'''

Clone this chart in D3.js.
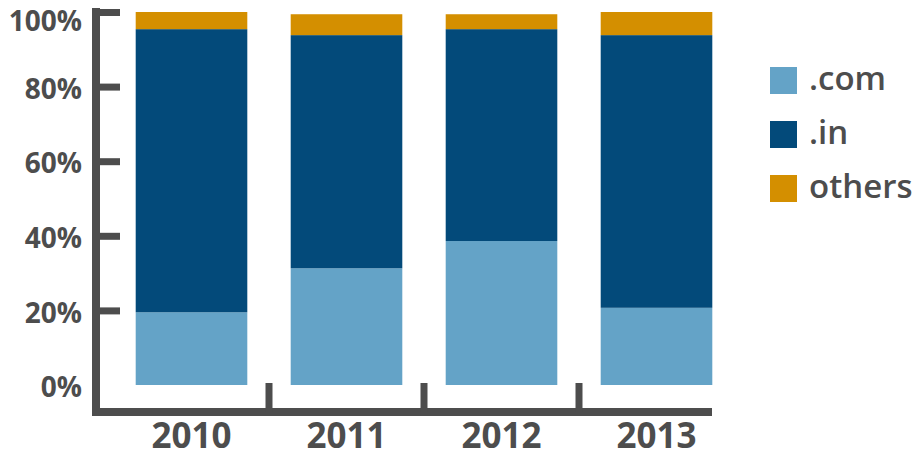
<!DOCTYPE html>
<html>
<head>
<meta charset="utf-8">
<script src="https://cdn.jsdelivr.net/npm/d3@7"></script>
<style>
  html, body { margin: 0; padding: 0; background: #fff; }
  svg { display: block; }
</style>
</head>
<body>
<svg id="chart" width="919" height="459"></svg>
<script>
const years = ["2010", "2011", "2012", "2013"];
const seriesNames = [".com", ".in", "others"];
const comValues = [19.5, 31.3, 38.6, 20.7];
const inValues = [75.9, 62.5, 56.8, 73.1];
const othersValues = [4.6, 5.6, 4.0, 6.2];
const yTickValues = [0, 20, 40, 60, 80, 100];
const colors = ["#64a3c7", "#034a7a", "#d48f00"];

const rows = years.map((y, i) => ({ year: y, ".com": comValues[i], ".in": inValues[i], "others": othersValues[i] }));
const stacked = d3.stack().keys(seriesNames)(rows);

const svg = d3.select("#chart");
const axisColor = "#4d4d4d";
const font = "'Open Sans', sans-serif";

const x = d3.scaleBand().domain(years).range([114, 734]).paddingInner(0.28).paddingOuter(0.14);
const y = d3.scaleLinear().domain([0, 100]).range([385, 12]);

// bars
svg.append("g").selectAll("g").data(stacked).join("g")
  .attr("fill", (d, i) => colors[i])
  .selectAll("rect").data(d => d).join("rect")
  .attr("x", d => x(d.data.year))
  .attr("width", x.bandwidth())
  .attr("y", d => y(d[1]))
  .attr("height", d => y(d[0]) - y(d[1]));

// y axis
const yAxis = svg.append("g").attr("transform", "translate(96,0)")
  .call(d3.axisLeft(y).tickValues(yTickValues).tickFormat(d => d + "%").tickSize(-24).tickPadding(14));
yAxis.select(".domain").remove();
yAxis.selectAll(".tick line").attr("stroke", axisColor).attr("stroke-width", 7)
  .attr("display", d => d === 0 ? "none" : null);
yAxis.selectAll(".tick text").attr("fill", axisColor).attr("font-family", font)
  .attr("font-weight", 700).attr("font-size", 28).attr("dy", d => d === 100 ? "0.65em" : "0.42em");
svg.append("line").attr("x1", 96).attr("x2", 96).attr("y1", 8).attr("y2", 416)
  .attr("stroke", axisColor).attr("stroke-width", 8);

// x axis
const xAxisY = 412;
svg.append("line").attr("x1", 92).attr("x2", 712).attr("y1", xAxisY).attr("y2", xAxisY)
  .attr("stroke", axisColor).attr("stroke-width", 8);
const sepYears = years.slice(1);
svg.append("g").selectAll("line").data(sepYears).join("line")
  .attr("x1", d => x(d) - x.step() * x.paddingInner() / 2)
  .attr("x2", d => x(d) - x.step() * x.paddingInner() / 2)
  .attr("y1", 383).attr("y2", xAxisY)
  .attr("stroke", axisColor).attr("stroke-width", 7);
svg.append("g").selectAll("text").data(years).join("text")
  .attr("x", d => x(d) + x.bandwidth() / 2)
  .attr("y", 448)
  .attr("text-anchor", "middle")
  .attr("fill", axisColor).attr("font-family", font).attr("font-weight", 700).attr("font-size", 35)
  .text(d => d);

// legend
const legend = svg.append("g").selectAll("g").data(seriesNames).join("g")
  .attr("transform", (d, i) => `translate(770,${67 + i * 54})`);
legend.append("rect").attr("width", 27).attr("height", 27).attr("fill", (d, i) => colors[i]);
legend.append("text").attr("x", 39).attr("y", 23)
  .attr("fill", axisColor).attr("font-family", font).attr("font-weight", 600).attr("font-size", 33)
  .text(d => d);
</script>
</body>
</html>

'''

Repeat the material above in full and exactly, omitting the pictures.

**Right answer:**
Clone this chart in D3.js.
<!DOCTYPE html>
<html>
<head>
<meta charset="utf-8">
<script src="https://cdn.jsdelivr.net/npm/d3@7"></script>
<style>
  html, body { margin: 0; padding: 0; background: #fff; }
  svg { display: block; }
</style>
</head>
<body>
<svg id="chart" width="919" height="459"></svg>
<script>
const years = ["2010", "2011", "2012", "2013"];
const seriesNames = [".com", ".in", "others"];
const comValues = [19.5, 31.3, 38.6, 20.7];
const inValues = [75.9, 62.5, 56.8, 73.1];
const othersValues = [4.6, 5.6, 4.0, 6.2];
const yTickValues = [0, 20, 40, 60, 80, 100];
const colors = ["#64a3c7", "#034a7a", "#d48f00"];

const rows = years.map((y, i) => ({ year: y, ".com": comValues[i], ".in": inValues[i], "others": othersValues[i] }));
const stacked = d3.stack().keys(seriesNames)(rows);

const svg = d3.select("#chart");
const axisColor = "#4d4d4d";
const font = "'Open Sans', sans-serif";

const x = d3.scaleBand().domain(years).range([114, 734]).paddingInner(0.28).paddingOuter(0.14);
const y = d3.scaleLinear().domain([0, 100]).range([385, 12]);

// bars
svg.append("g").selectAll("g").data(stacked).join("g")
  .attr("fill", (d, i) => colors[i])
  .selectAll("rect").data(d => d).join("rect")
  .attr("x", d => x(d.data.year))
  .attr("width", x.bandwidth())
  .attr("y", d => y(d[1]))
  .attr("height", d => y(d[0]) - y(d[1]));

// y axis
const yAxis = svg.append("g").attr("transform", "translate(96,0)")
  .call(d3.axisLeft(y).tickValues(yTickValues).tickFormat(d => d + "%").tickSize(-24).tickPadding(14));
yAxis.select(".domain").remove();
yAxis.selectAll(".tick line").attr("stroke", axisColor).attr("stroke-width", 7)
  .attr("display", d => d === 0 ? "none" : null);
yAxis.selectAll(".tick text").attr("fill", axisColor).attr("font-family", font)
  .attr("font-weight", 700).attr("font-size", 28).attr("dy", d => d === 100 ? "0.65em" : "0.42em");
svg.append("line").attr("x1", 96).attr("x2", 96).attr("y1", 8).attr("y2", 416)
  .attr("stroke", axisColor).attr("stroke-width", 8);

// x axis
const xAxisY = 412;
svg.append("line").attr("x1", 92).attr("x2", 712).attr("y1", xAxisY).attr("y2", xAxisY)
  .attr("stroke", axisColor).attr("stroke-width", 8);
const sepYears = years.slice(1);
svg.append("g").selectAll("line").data(sepYears).join("line")
  .attr("x1", d => x(d) - x.step() * x.paddingInner() / 2)
  .attr("x2", d => x(d) - x.step() * x.paddingInner() / 2)
  .attr("y1", 383).attr("y2", xAxisY)
  .attr("stroke", axisColor).attr("stroke-width", 7);
svg.append("g").selectAll("text").data(years).join("text")
  .attr("x", d => x(d) + x.bandwidth() / 2)
  .attr("y", 448)
  .attr("text-anchor", "middle")
  .attr("fill", axisColor).attr("font-family", font).attr("font-weight", 700).attr("font-size", 35)
  .text(d => d);

// legend
const legend = svg.append("g").selectAll("g").data(seriesNames).join("g")
  .attr("transform", (d, i) => `translate(770,${67 + i * 54})`);
legend.append("rect").attr("width", 27).attr("height", 27).attr("fill", (d, i) => colors[i]);
legend.append("text").attr("x", 39).attr("y", 23)
  .attr("fill", axisColor).attr("font-family", font).attr("font-weight", 600).attr("font-size", 33)
  .text(d => d);
</script>
</body>
</html>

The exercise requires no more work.